Many of these brave new single women still yearn for the most traditional of marriages, according to Christina Odone, former editor of the Catholic Herald and the author of a newly published novel A Perfect Wife who has also been publicly pondering the situation: "Despite her modern trappings (the gym, the car, the mobile phone) and her attitude (I can do anything he can), the thirtysomething's vision of marriage has remained rooted in the mushy romances of Barbara Cartland. We want a marriage that is a perfect double act."
Suitable men do exist, says Odone, but they tend to be rooted in tradition which their women peers have just broken free from. It is, she says, a case of yesterday's men facing today's women.
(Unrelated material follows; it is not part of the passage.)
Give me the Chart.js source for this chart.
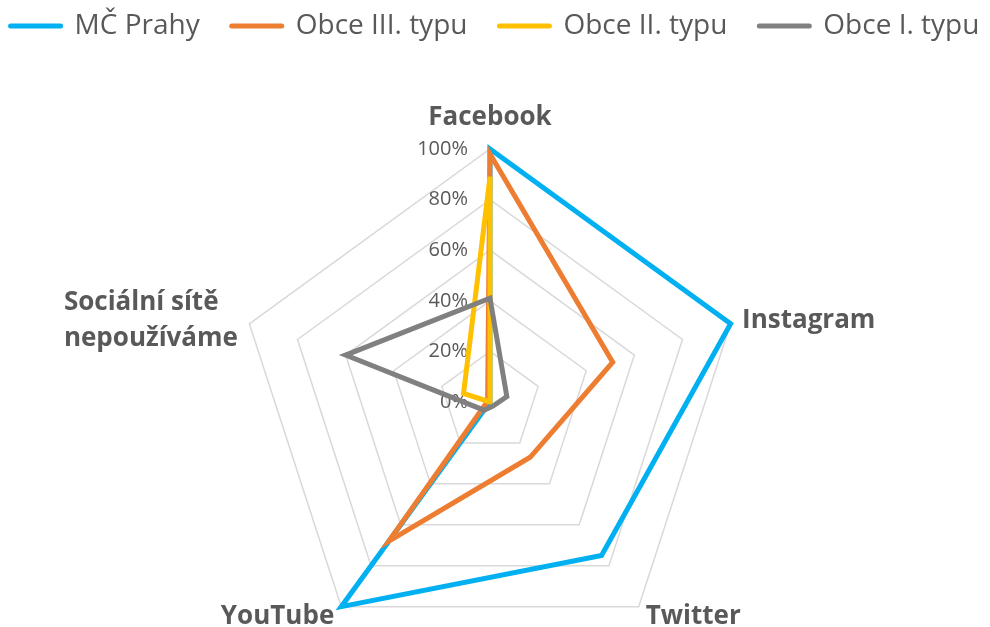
<!DOCTYPE html>
<html>
<head>
<meta charset="utf-8">
<script src="https://cdn.jsdelivr.net/npm/chart.js@4.4.1/dist/chart.umd.min.js"></script>
<style>
  html, body { margin: 0; padding: 0; background: #fff; }
  #wrap { width: 990px; height: 627px; position: relative; }
</style>
</head>
<body>
<div id="wrap"><canvas id="chart"></canvas></div>
<script>
const categories = ['Facebook', 'Instagram', 'Twitter', 'YouTube', ['Sociální sítě', 'nepoužíváme']];
const seriesNames = ['MČ Prahy', 'Obce III. typu', 'Obce II. typu', 'Obce I. typu'];
const mcPrahy = [100, 100, 75, 100, 0];
const obceIII = [98, 51, 27, 68, 1];
const obceII = [89, 0, 0, 0, 11];
const obceI = [41, 7, 2, 4, 60];
const tickValues = [0, 20, 40, 60, 80, 100];
const tickLabels = ['0%', '20%', '40%', '60%', '80%', '100%'];

const colors = ['#00B0F0', '#ED7D31', '#FFC000', '#808080'];
const TEXT = '#595959';
const FONT = '"Open Sans", sans-serif';
const CENTER_X = 490, CENTER_Y = 402, RADIUS = 253;
const LABEL_GAP = 12, LINE_H = 36;

// percent labels sit left of the vertical axis, right aligned (Excel style)
const tickText = {
  id: 'tickText',
  beforeDatasetsDraw(chart) {
    const scale = chart.scales.r;
    const ctx = chart.ctx;
    ctx.save();
    ctx.font = '20px ' + FONT;
    ctx.fillStyle = TEXT;
    ctx.textAlign = 'right';
    ctx.textBaseline = 'middle';
    tickValues.forEach((v, i) => {
      const p = scale.getPointPositionForValue(0, v);
      ctx.fillText(tickLabels[i], p.x - 22, p.y);
    });
    ctx.restore();
  }
};

// category names around the web
const axisText = {
  id: 'axisText',
  afterDatasetsDraw(chart) {
    const scale = chart.scales.r;
    const ctx = chart.ctx;
    ctx.save();
    ctx.font = 'bold 26px ' + FONT;
    ctx.fillStyle = TEXT;
    ctx.textBaseline = 'middle';
    chart.data.labels.forEach((label, i) => {
      const lines = [].concat(label);
      const p = scale.getPointPosition(i, scale.drawingArea + LABEL_GAP);
      const cos = Math.cos(p.angle);
      if (Math.abs(cos) < 0.01) {
        ctx.textAlign = 'center';
        ctx.fillText(lines[0], p.x, p.y - 19);
        return;
      }
      ctx.textAlign = 'left';
      const w = Math.max(...lines.map(l => ctx.measureText(l).width));
      const left = cos > 0 ? p.x : p.x - w;
      const top = p.y - (lines.length - 1) * LINE_H / 2;
      lines.forEach((l, k) => ctx.fillText(l, left, top + k * LINE_H));
    });
    ctx.restore();
  }
};

const series = [mcPrahy, obceIII, obceII, obceI];

new Chart(document.getElementById('chart'), {
  type: 'radar',
  data: {
    labels: categories,
    datasets: series.map((data, i) => ({
      label: seriesNames[i],
      data: data,
      borderColor: colors[i],
      backgroundColor: colors[i],
      borderWidth: 5,
      fill: false,
      pointRadius: 0,
      pointHoverRadius: 0,
      order: series.length - 1 - i // last series on top, like Excel
    }))
  },
  options: {
    responsive: true,
    maintainAspectRatio: false,
    animation: false,
    // wide negative side padding keeps the legend on one row
    layout: { padding: { top: -20, left: -60, right: -60, bottom: 0 } },
    plugins: {
      legend: {
        position: 'top',
        align: 'center',
        labels: {
          usePointStyle: true,
          pointStyle: 'line',
          pointStyleWidth: 50,
          padding: 32,
          color: TEXT,
          font: { family: FONT, size: 28 },
          generateLabels(chart) {
            return Chart.defaults.plugins.legend.labels.generateLabels(chart)
              .map(item => Object.assign(item, { lineCap: 'round', lineWidth: 5 }));
          },
          sort: (a, b) => a.datasetIndex - b.datasetIndex
        }
      },
      tooltip: { enabled: false }
    },
    scales: {
      r: {
        min: 0,
        max: 100,
        ticks: { display: false, stepSize: 20 },
        pointLabels: { display: false },
        angleLines: { display: false },
        grid: { color: '#D9D9D9', lineWidth: 1.5 },
        afterFit(scale) {
          scale.xCenter = CENTER_X;
          scale.yCenter = CENTER_Y;
          scale.drawingArea = RADIUS;
        }
      }
    }
  },
  plugins: [tickText, axisText]
});
</script>
</body>
</html>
She also points out that this generation of women has grown up surrounded by marital breakdown. If marriage once promised lifelong security it carries no such guarantee today. What of the "fiftysomething women who, having sacrificed their lives to their spouses, find themselves discarded with the estate car while he takes on a bimbo and a red Porsche?" asks Odone. Why, she asks, give up a life of one's own if all this mayhem may lie ahead? Meanwhile, the Irish family is prone to make the unmarried adult feel "they don't need me as much as I need them," says Mary Canavan. Single people are used to carry family burdens on the basis of "Sure what else would you be doing with your time?" Single people are seen to be "flittering away their lives", she adds, a perception they need a great deal of courage and energy to resist. Some of Canavan's clients are women who are learning to accept that they may not have children. "This is an issue for men too but the focus is earlier for women because of the proverbial biological clock. For some, it involves an incredible sense of loss. Others accept it more easily."
She points out that in Ireland people still tend to have limited ideas of when it's appropriate for two people to form a relationship, and she recalls her delight in the courtship of two single people in their 50s whom she knew in London: "I was struck by the liberation of hope always being present for all people of all ages."